Она отскочила назад, но я успел схватить ее за руку. Она стала вырываться, и чуть выше икры приоткрылась толстая веревка, стянутая так туго, что по обе ее стороны набухли два валика, лиловые, как баклажан. Выдернув руку, она запрыгала на одной ноге между скамей, мне удалось поймать ее только в двух шагах от двери. Она глядела на меня с такой серьезностью, что сначала я молчал.
- Это я наказала себя за то, что выболтала все мадемуазель Шанталь, я дала обет не снимать веревки до сегодняшнего вечера.
- Разрежь немедленно! - сказал я и протянул ей свой нож, она молча подчинилась. Но боль от внезапного прилива крови была, вероятно, чудовищна, так как она скорчила ужасную гримасу. Если бы я ее не подхватил, она наверняка упала бы. - Обещай мне, что это не повторится.
Она кивнула, все с той же серьезностью, и ушла, держась рукой за стену. Храни ее Господь!
Ночью у меня, по-видимому, было кровотечение, пустяковое, конечно, но теперь я уже не могу обманываться, нос тут ни при чем.
Было бы неразумно откладывать без конца визит к врачу в Лилль, и я написал доктору, попросив его принять меня пятнадцатого. Через десять дней.
Я выполнил обещание, которое дал м-ль Луизе. Мне было трудно заставить себя пойти в замок. Но, к счастью, я повстречался с г-ном графом на улице. Его, казалось, ничуть не удивила моя просьба, можно подумать, он ждал ее. Я и сам действовал на этот раз гораздо более ловко, чем надеялся.
С обратной почтой получил ответ от доктора. Он согласен принять меня пятнадцатого. Я сумею обернуться за сутки.
Вместо вина я пью теперь очень крепкий кофе. Это мне на пользу. Чувствую себя хорошо, но из-за кофе у меня бессонница. Я не страдал бы от нее, иногда она мне даже приятна, если бы не сердцебиение, по правде говоря довольно томительное. Рассвет, как всегда, приносит мне избавление. Он сладостен, как божья благодать, как улыбка. Да будет благословенно утро.

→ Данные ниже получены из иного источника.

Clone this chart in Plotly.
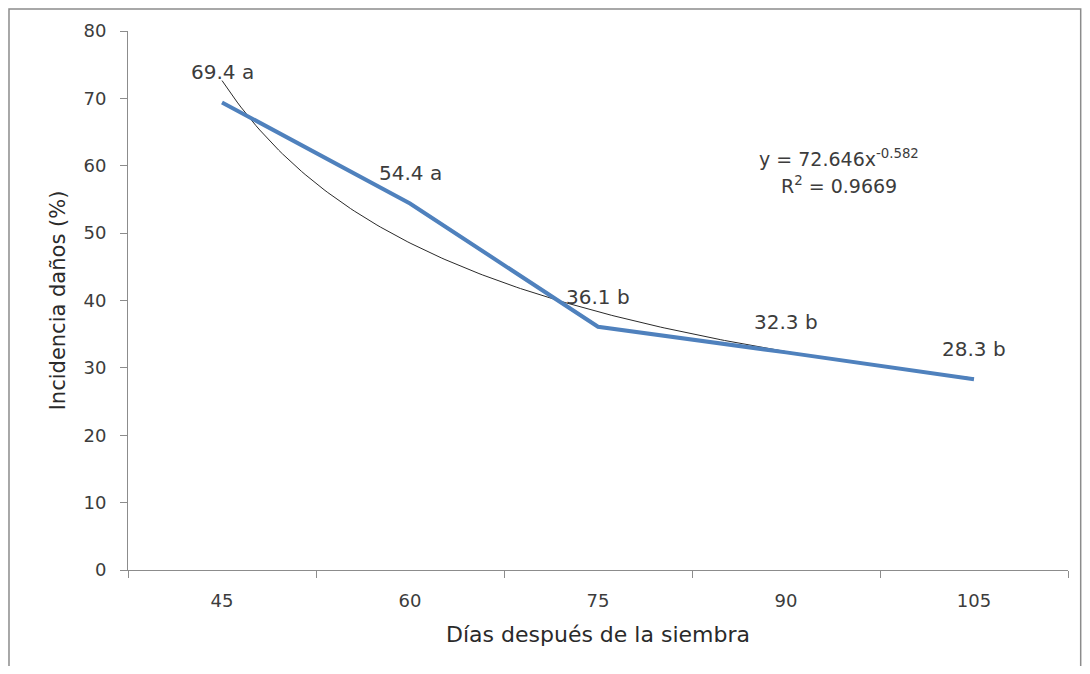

Силы возвращаются ко мне и вместе с ними что-то вроде аппетита. К тому же стоит прекрасная погода, сухо и холодно. Луга в белом инее. Деревня совсем иная, чем осенью, в прозрачном воздухе она словно мало-помалу приобретает невесомость, и когда солнце начинает клониться к закату, кажется, что она висит в пустоте, не прикасаясь к земле, ускользает от меня, возносится. Зато сам я будто тяжелею, точно мой вес все сильнее притягивает меня к земле. Иногда это обманчивое ощущение настолько навязчиво, что я смотрю со своего рода ужасом, с необыкновенным омерзением на свои грубые башмаки. Зачем они здесь, в этом сияющем свете? Мне чудится, что они увязают в почве.
Молюсь я, конечно, лучше. Но сам не узнаю своей молитвы. Раньше она была настоятельной мольбой, и даже когда я читал, например, по требнику, что отвлекало мое внимание, я ощущал себя собеседующим с Богом, то просительно, то упрямо, требовательно - да, я хотел вырвать у него милости, силой добиться его ласки. Теперь я ничего не хочу. Подобно деревне, моя молитва стала невесомой, она возносится... Хорошо ли это? Плохо? Не знаю.
Опять небольшое кровотечение, точнее, я харкаю кровью. Страх смерти коснулся меня. Конечно, мысль о смерти часто посещала меня и раньше, подчас внушала боязнь. Но боязнь не страх. Это длилось всего мгновение. Не знаю, с чем сравнить это пронзительное ощущение. С ударом тонкого бича по сердцу, возможно?.. О, Голгофа!